А если бы мы «распустили» МКД, им пришлось бы зашевелиться. Конечно, многие сразу бы накрылись. Но другие, в которых еще теплится какая-то энергия, и там, где условия (классовой борьбы) благоприятны, возродились бы. Может быть!.. И с точки зрения «мировой революции» получился бы выигрыш. Однако, мы мыслим категориями идеологической великой державы, а не категориями мирового революционного движения.

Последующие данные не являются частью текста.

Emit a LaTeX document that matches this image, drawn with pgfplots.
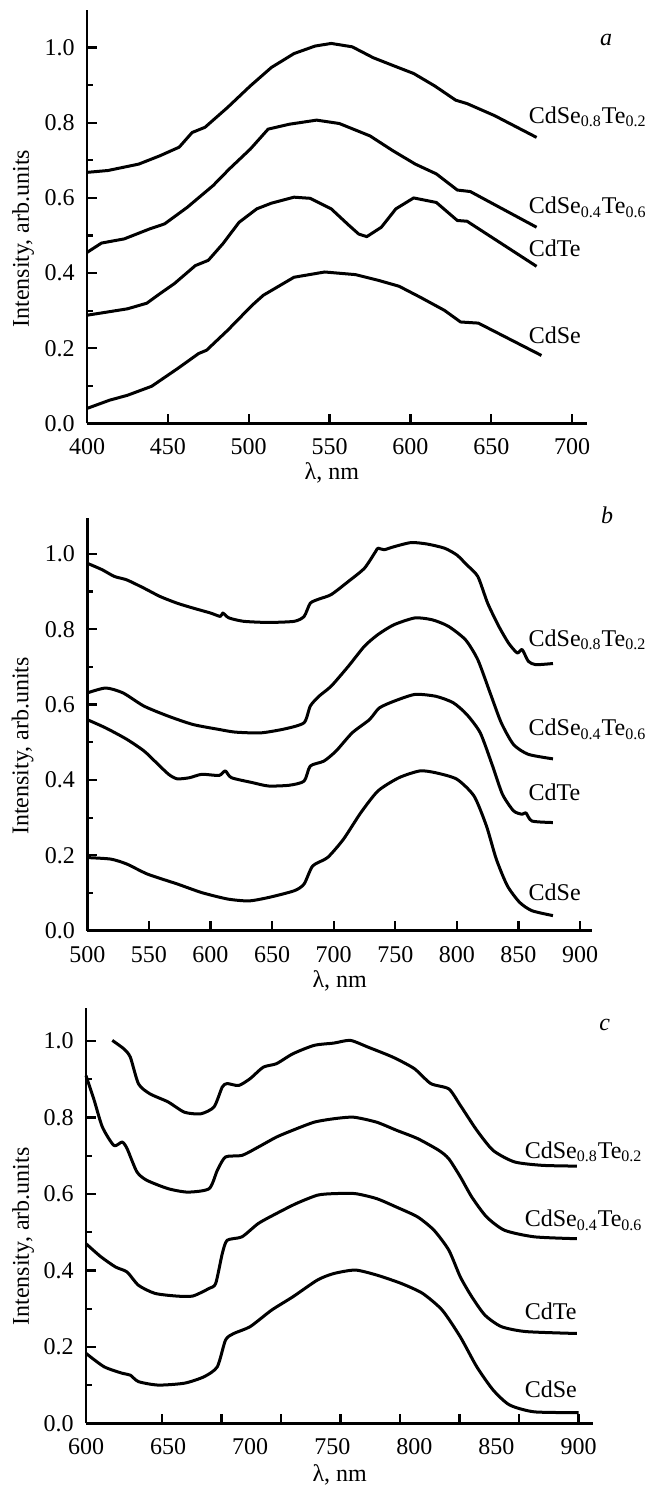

Впрочем, кто это «мы»? Против кого я грешу? Я уверен, что тот же Горбачев, Соломенцев, Воротников, да и сам Черненко отвергли бы такой подход, если бы мы, т.е. международный отдел ЦК, его предложили и обосновали. Уверен? Нет, не уверен. Наоборот. Сначала Андропов, потом Горбачев потребовали от нас откровенного, неприкрашенного, «без алиллуйщины», как выразился Горбачев, анализа состояния МКД. Пономарев замотал это задание и в тот и в этот раз. Он добился от меня опять лакировочной записки в ЦК, в которой едва проступает настоящая реальность. Но и такую записку хотел было положить под сукно. Не вышло: Общий отдел настоял, чтоб записка была, - бюрократический контроль требовал «закрытия» вопроса. Однако. Горбачев не захотел такую записку ставить на обсуждение. Он понял, что от Пономарева толку не будет, как он и предполагал, делясь своими впечатлениями с помощником Черненко Вольским еще летом.
И так возвращаемся на круги. Пономарев смотрит на МКД, как секретарь обкома на свою область. Коминтерновщина у него в крови плюс страх за то, что с него могут спросить, почему он занимается очковтирательством и приписками. Предлогом может стать ситуация с компартией Финляндии, которую именно Пономарев с помощью Шапошникова и референтов Смирнова и Федорова -«братьев-разбойников» (как их называет теперь даже глуповатый ортодокс их завсектором Раздорожный) довел партию до полного развала и обозлил руководство КПФ до такой степени, что оно и впрямь превращается в сборище антисоветчиков.